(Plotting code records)
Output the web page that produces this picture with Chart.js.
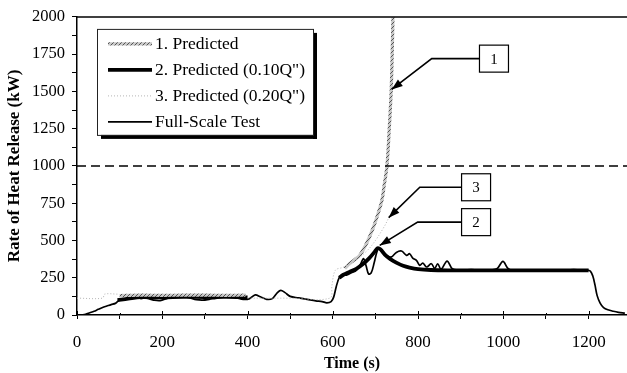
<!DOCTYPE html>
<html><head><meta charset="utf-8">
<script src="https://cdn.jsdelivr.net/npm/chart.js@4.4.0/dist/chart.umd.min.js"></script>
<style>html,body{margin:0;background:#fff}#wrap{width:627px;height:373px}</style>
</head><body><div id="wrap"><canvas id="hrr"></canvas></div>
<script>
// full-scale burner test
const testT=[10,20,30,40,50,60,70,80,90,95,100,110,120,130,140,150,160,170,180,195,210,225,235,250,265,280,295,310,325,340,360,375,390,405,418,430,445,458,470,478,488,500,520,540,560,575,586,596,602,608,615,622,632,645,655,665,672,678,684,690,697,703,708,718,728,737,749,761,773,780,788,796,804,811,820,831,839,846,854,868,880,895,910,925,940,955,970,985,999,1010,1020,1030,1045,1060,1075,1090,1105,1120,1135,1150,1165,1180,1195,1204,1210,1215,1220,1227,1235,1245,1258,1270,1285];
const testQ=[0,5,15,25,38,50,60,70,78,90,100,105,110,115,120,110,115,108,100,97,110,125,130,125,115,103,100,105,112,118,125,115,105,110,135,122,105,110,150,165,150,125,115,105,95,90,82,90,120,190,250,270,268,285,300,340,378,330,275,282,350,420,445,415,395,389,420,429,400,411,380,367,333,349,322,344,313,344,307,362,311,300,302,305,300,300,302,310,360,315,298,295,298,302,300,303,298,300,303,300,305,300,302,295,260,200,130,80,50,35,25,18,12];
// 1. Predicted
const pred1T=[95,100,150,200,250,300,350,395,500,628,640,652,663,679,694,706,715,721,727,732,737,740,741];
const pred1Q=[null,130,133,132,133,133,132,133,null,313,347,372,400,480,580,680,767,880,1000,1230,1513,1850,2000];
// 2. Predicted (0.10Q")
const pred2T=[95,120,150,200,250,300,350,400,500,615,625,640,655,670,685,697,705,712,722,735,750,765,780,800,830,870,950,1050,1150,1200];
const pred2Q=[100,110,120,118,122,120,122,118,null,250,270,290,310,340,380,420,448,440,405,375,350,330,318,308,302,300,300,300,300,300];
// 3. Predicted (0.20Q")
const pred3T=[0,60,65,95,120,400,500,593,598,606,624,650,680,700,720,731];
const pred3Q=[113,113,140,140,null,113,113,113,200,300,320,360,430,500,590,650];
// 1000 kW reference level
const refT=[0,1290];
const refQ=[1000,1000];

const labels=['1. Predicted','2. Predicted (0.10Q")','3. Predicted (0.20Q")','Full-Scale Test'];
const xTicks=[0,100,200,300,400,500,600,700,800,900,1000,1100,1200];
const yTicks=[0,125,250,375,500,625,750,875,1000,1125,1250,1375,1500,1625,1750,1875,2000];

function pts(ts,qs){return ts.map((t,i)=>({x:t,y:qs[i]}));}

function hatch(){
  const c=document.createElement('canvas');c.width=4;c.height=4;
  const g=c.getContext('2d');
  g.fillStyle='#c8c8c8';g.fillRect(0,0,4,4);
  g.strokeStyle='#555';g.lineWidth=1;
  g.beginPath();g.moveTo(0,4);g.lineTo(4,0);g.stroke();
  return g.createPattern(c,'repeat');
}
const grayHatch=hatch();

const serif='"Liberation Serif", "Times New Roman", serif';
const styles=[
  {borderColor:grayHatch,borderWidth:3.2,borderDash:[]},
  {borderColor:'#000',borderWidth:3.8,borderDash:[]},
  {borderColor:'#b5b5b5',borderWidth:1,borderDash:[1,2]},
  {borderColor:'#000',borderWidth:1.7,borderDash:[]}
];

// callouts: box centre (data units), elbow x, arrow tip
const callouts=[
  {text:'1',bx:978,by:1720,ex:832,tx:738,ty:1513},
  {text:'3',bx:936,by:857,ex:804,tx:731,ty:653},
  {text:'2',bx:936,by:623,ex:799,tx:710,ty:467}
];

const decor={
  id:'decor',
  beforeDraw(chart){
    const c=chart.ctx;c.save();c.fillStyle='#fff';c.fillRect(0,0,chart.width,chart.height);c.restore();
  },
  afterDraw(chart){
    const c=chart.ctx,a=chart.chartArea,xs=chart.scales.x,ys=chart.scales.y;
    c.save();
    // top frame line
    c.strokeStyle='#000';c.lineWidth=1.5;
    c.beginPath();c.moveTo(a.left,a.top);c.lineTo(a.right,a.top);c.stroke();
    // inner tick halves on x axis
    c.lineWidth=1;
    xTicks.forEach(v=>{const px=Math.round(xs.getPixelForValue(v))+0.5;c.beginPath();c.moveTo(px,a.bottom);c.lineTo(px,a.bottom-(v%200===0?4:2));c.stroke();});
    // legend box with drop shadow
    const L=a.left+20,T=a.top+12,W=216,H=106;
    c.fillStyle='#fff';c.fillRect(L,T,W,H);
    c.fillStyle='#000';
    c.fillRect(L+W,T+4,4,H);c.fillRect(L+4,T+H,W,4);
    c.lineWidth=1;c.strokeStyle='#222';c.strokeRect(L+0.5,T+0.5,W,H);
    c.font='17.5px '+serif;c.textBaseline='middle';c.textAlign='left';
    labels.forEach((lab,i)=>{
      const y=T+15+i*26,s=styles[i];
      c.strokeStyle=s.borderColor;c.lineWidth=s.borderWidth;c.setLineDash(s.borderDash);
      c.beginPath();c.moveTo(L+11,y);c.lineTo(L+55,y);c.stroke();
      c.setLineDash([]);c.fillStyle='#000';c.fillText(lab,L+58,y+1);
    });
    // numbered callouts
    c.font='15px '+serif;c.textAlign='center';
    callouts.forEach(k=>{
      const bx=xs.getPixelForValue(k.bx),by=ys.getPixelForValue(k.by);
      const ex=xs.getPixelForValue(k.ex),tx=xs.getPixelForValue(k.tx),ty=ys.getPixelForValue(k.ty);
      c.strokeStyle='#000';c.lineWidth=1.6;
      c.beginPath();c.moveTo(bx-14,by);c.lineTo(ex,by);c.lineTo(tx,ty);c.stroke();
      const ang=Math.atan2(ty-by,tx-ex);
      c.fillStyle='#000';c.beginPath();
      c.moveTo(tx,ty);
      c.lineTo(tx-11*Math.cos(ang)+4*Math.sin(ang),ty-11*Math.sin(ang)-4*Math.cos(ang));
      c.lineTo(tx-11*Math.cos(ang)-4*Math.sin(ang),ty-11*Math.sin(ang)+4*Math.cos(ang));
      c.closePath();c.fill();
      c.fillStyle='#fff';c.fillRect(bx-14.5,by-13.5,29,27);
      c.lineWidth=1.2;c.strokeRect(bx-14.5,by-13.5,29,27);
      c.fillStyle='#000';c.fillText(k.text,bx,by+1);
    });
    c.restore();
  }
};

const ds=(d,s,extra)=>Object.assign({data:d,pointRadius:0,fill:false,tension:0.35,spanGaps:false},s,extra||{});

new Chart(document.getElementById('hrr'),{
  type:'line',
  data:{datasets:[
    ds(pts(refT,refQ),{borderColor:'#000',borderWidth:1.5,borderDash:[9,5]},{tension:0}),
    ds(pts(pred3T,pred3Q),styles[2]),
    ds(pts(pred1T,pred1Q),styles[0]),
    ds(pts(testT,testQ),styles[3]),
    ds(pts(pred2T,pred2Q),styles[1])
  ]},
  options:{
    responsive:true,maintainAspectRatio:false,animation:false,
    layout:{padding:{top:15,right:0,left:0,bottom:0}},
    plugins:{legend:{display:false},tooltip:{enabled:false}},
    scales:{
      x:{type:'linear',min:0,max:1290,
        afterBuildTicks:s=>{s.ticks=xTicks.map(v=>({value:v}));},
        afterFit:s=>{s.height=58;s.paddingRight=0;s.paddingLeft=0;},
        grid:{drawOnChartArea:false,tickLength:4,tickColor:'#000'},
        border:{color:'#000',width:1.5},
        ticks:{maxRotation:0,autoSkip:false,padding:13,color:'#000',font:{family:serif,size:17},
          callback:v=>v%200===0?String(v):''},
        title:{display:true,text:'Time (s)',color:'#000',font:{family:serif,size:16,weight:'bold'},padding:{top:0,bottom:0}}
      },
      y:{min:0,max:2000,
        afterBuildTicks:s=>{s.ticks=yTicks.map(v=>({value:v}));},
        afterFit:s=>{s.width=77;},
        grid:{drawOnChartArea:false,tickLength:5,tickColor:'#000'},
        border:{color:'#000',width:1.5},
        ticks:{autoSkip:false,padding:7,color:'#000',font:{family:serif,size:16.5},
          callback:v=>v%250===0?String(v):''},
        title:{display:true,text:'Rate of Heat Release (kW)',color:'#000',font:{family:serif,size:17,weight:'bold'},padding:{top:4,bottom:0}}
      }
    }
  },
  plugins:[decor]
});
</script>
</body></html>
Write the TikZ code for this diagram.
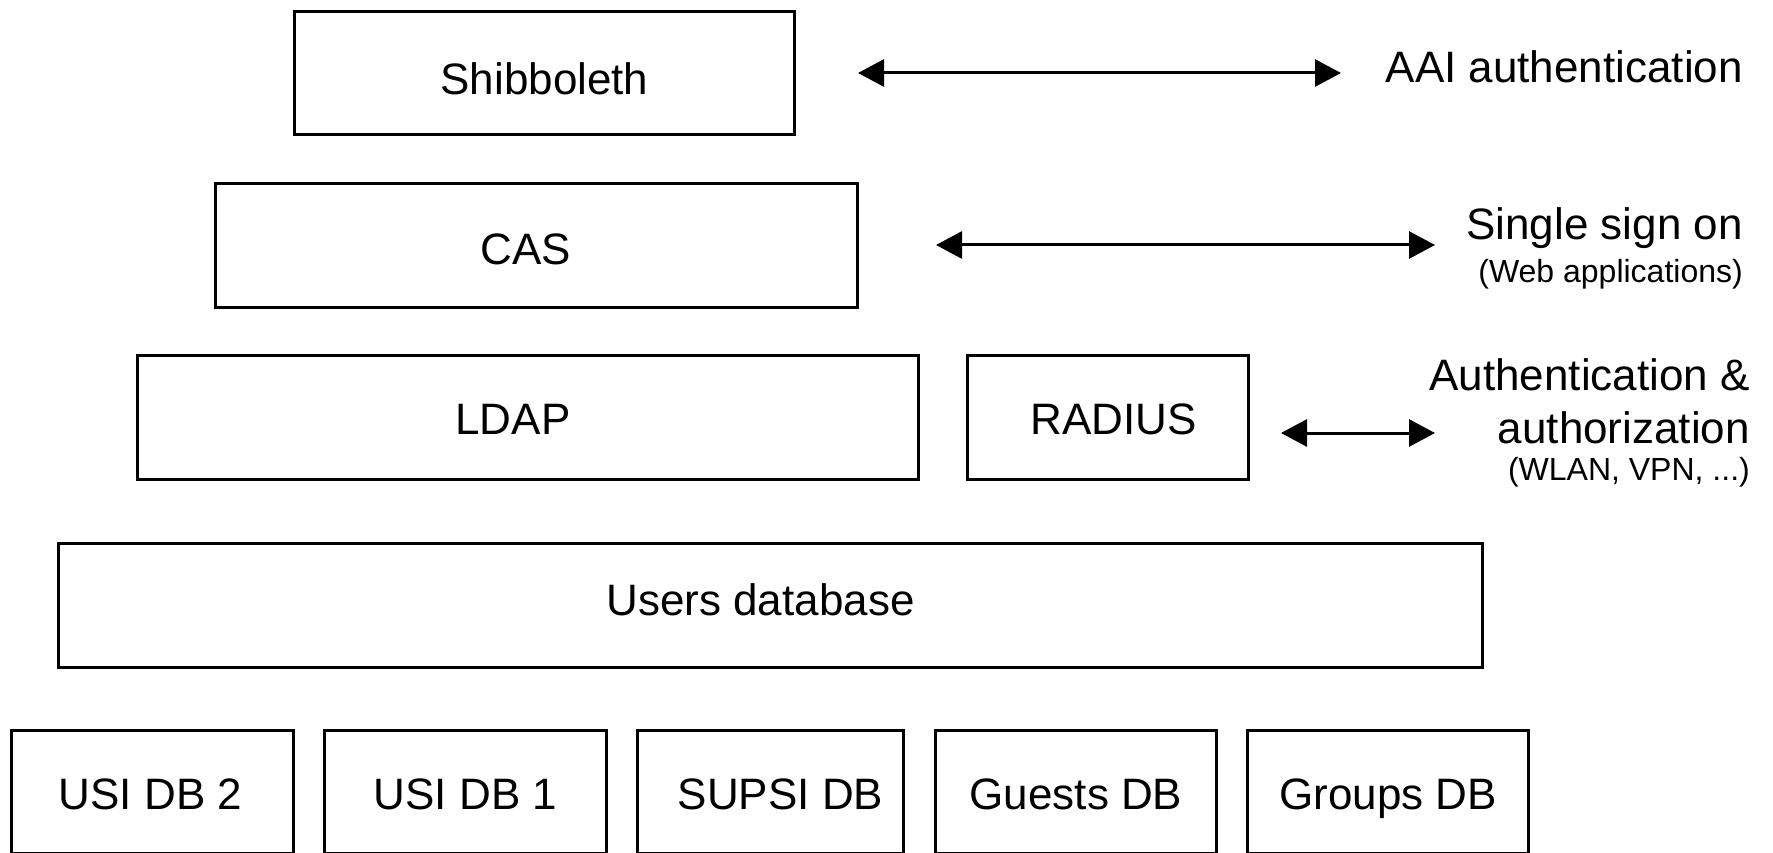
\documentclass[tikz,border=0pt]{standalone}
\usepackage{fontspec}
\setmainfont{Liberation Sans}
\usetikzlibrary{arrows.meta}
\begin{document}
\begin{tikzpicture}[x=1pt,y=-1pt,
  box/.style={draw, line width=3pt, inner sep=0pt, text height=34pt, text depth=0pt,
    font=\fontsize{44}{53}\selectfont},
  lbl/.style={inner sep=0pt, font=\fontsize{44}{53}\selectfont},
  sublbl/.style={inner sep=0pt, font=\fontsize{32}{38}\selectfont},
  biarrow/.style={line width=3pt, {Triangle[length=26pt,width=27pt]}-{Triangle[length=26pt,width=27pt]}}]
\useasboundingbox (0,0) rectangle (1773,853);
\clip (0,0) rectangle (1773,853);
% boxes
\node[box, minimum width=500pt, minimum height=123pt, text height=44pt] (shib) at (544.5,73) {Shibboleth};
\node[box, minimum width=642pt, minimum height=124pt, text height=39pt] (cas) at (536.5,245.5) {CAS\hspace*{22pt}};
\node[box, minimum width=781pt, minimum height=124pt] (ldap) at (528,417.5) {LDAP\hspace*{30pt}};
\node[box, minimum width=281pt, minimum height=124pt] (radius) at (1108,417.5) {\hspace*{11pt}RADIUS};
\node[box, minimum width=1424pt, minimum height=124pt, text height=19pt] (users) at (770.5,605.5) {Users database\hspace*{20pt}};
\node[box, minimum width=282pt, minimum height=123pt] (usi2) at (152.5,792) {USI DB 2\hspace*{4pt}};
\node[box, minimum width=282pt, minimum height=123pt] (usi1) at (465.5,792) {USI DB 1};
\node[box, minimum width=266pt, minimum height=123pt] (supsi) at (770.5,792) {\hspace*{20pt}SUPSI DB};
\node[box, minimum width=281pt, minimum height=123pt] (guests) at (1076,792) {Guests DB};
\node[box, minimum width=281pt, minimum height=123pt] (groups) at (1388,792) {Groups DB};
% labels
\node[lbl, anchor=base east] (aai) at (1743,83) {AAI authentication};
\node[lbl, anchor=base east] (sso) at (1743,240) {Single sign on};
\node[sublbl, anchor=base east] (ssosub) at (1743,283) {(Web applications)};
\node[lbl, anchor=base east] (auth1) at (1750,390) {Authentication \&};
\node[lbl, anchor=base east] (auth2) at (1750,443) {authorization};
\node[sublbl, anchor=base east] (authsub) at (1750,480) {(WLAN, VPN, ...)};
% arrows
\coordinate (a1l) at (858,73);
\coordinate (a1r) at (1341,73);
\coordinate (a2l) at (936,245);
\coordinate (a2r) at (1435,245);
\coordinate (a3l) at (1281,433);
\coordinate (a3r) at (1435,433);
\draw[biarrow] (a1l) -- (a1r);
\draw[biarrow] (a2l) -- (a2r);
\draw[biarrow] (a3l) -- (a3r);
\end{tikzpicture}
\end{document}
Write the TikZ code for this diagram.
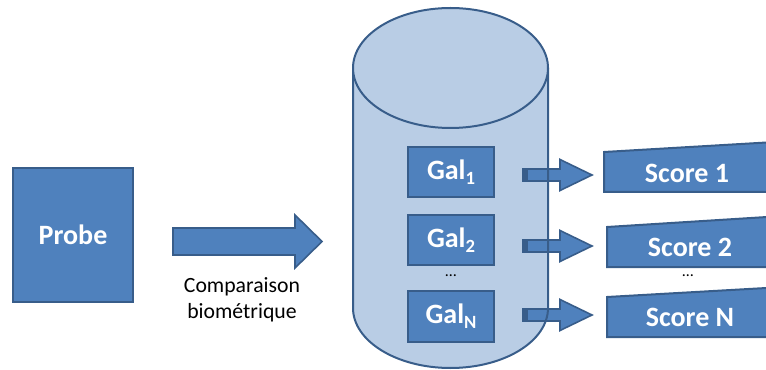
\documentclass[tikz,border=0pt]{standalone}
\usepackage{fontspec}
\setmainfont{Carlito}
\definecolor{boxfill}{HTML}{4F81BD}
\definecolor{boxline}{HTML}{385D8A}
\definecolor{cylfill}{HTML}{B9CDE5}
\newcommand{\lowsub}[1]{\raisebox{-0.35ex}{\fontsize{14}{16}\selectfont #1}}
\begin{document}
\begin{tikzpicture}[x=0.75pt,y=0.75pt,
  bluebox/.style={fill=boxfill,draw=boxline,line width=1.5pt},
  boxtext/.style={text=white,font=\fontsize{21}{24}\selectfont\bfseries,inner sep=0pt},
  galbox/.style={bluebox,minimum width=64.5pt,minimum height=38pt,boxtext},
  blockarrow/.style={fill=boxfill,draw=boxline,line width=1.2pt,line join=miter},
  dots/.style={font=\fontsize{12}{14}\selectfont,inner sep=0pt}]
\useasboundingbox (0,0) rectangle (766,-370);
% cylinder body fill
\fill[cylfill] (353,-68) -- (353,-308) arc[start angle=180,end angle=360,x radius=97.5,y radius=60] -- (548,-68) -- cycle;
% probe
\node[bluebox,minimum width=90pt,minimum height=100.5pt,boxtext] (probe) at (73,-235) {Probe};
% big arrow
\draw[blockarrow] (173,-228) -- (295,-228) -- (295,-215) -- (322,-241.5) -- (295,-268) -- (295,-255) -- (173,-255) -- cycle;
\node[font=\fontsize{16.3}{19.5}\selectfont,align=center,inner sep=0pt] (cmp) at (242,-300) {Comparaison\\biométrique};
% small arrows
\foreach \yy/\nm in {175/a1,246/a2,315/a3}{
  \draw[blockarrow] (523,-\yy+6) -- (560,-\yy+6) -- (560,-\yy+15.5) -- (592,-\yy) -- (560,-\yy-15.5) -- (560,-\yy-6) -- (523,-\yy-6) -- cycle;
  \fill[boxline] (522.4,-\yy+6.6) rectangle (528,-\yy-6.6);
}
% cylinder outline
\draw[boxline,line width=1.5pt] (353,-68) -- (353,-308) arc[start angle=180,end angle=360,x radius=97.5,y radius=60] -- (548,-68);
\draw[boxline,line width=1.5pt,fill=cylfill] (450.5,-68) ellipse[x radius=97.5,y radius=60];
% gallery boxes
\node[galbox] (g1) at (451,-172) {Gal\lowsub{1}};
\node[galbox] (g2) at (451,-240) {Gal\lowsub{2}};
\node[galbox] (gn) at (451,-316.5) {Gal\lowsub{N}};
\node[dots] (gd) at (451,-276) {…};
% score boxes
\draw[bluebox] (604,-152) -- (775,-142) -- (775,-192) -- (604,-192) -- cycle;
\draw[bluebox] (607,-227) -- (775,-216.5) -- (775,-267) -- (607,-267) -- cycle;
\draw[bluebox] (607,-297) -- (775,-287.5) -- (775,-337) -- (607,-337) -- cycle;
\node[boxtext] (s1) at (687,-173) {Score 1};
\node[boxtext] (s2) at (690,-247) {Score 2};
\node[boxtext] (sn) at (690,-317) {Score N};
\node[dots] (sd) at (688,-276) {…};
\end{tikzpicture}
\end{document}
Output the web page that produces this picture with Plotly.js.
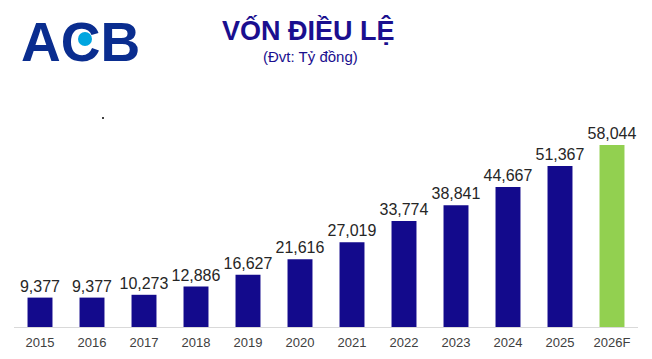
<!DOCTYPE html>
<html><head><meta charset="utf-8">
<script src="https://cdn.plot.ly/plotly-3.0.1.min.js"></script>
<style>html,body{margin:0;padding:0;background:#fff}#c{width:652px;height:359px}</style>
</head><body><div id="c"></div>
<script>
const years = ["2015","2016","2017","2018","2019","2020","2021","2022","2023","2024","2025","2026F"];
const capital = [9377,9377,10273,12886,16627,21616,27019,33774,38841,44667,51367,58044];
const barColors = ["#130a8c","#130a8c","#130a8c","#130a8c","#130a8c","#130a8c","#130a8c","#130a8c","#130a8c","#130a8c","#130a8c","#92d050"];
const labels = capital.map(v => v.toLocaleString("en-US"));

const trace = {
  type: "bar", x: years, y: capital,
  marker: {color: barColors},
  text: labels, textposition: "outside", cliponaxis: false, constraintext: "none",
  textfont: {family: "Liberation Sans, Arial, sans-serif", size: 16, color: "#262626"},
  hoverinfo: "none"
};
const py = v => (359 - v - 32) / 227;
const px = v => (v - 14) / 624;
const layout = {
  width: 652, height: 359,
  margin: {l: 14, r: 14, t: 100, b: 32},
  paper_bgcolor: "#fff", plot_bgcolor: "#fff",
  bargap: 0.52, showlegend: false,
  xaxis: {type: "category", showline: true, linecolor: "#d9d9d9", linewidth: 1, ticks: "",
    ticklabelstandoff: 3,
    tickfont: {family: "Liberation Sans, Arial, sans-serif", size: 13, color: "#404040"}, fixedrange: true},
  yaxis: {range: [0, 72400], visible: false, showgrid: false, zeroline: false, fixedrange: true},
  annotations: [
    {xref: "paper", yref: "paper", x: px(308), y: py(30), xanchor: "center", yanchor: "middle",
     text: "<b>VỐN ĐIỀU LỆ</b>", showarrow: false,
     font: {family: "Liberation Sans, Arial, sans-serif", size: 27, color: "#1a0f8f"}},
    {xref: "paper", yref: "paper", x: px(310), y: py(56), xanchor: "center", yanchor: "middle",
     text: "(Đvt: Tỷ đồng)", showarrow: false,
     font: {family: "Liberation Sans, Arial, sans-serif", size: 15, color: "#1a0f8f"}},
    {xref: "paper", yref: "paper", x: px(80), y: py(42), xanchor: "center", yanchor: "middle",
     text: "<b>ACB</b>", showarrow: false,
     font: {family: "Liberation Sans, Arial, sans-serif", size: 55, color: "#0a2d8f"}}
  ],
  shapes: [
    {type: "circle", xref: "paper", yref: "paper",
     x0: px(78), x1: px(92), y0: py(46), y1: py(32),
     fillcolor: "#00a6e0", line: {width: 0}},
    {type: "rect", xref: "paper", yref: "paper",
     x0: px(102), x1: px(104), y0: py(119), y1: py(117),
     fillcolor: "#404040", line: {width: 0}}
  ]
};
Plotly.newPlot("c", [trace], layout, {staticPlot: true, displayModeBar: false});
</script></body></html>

(DIRECTIONS)
Everything from the first line of the records through the line containing "const refQ=[1000,1000];" should be reproduced exactly, apart from the pictures.

(FULL OUTPUT)
Output the web page that produces this picture with Chart.js.
<!DOCTYPE html>
<html><head><meta charset="utf-8">
<script src="https://cdn.jsdelivr.net/npm/chart.js@4.4.0/dist/chart.umd.min.js"></script>
<style>html,body{margin:0;background:#fff}#wrap{width:627px;height:373px}</style>
</head><body><div id="wrap"><canvas id="hrr"></canvas></div>
<script>
// full-scale burner test
const testT=[10,20,30,40,50,60,70,80,90,95,100,110,120,130,140,150,160,170,180,195,210,225,235,250,265,280,295,310,325,340,360,375,390,405,418,430,445,458,470,478,488,500,520,540,560,575,586,596,602,608,615,622,632,645,655,665,672,678,684,690,697,703,708,718,728,737,749,761,773,780,788,796,804,811,820,831,839,846,854,868,880,895,910,925,940,955,970,985,999,1010,1020,1030,1045,1060,1075,1090,1105,1120,1135,1150,1165,1180,1195,1204,1210,1215,1220,1227,1235,1245,1258,1270,1285];
const testQ=[0,5,15,25,38,50,60,70,78,90,100,105,110,115,120,110,115,108,100,97,110,125,130,125,115,103,100,105,112,118,125,115,105,110,135,122,105,110,150,165,150,125,115,105,95,90,82,90,120,190,250,270,268,285,300,340,378,330,275,282,350,420,445,415,395,389,420,429,400,411,380,367,333,349,322,344,313,344,307,362,311,300,302,305,300,300,302,310,360,315,298,295,298,302,300,303,298,300,303,300,305,300,302,295,260,200,130,80,50,35,25,18,12];
// 1. Predicted
const pred1T=[95,100,150,200,250,300,350,395,500,628,640,652,663,679,694,706,715,721,727,732,737,740,741];
const pred1Q=[null,130,133,132,133,133,132,133,null,313,347,372,400,480,580,680,767,880,1000,1230,1513,1850,2000];
// 2. Predicted (0.10Q")
const pred2T=[95,120,150,200,250,300,350,400,500,615,625,640,655,670,685,697,705,712,722,735,750,765,780,800,830,870,950,1050,1150,1200];
const pred2Q=[100,110,120,118,122,120,122,118,null,250,270,290,310,340,380,420,448,440,405,375,350,330,318,308,302,300,300,300,300,300];
// 3. Predicted (0.20Q")
const pred3T=[0,60,65,95,120,400,500,593,598,606,624,650,680,700,720,731];
const pred3Q=[113,113,140,140,null,113,113,113,200,300,320,360,430,500,590,650];
// 1000 kW reference level
const refT=[0,1290];
const refQ=[1000,1000];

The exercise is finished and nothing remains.